- _Prompt_
Here are some records; copy every line that holds the word "this".

── Task inputs

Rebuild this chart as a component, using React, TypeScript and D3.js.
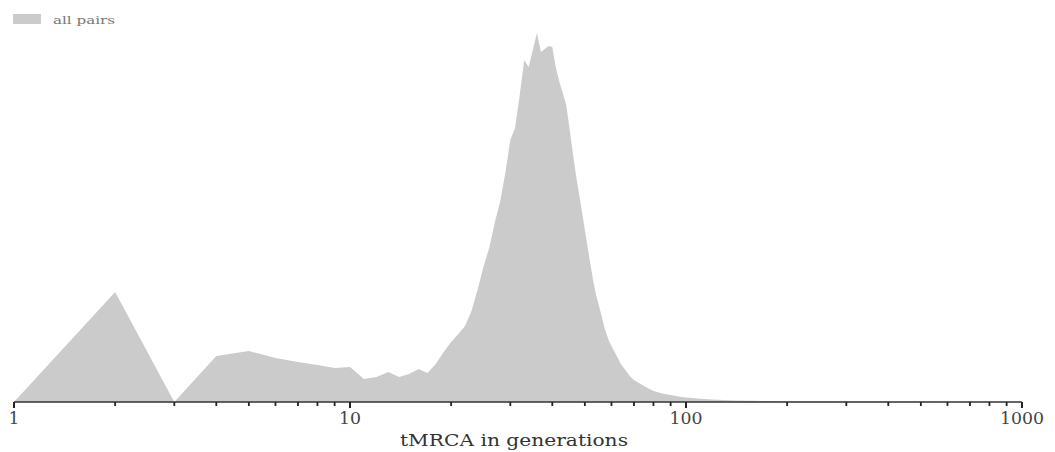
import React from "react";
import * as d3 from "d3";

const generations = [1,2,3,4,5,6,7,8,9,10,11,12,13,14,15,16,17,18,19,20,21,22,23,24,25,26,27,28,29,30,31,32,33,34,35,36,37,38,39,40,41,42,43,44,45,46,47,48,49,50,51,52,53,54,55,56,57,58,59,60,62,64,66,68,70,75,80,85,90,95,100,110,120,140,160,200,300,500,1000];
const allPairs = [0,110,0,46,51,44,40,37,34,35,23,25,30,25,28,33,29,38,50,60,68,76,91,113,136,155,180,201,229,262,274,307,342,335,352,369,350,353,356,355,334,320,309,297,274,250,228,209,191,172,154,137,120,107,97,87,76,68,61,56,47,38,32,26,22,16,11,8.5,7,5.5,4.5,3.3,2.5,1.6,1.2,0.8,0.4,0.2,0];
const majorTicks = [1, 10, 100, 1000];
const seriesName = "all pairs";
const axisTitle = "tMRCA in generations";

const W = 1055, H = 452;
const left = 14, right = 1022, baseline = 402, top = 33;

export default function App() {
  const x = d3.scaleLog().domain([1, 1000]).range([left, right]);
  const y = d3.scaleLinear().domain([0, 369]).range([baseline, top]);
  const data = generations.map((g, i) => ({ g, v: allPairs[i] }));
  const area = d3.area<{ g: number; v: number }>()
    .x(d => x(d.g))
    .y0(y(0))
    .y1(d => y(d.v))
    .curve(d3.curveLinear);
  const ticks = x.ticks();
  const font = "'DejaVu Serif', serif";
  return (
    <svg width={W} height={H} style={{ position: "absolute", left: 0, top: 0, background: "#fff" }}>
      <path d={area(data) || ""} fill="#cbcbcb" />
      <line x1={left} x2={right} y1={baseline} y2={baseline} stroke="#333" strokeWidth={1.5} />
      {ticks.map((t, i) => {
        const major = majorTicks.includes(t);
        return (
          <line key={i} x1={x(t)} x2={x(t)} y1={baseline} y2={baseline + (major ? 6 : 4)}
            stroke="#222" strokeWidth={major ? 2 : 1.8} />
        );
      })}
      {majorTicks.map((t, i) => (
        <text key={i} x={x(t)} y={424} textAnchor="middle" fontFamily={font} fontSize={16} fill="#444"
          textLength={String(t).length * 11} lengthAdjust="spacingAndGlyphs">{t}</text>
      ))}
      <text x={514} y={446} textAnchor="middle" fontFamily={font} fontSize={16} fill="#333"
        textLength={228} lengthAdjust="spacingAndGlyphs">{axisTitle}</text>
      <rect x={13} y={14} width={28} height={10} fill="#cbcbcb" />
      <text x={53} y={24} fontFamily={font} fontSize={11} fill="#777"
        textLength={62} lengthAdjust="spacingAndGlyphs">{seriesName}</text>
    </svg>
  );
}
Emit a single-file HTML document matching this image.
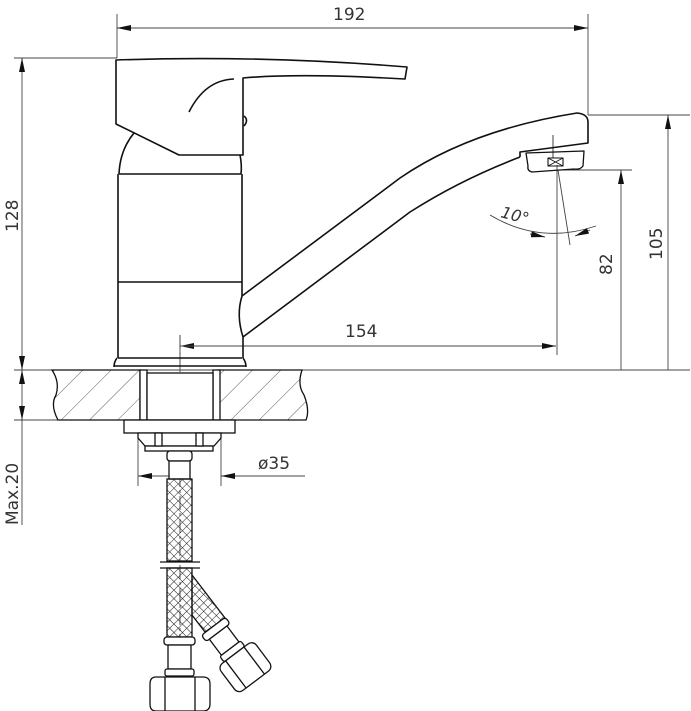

────

- _Task solution_
Rebuild this chart as a component, using React, TypeScript and D3.js.
Emit a single-file HTML document matching this image.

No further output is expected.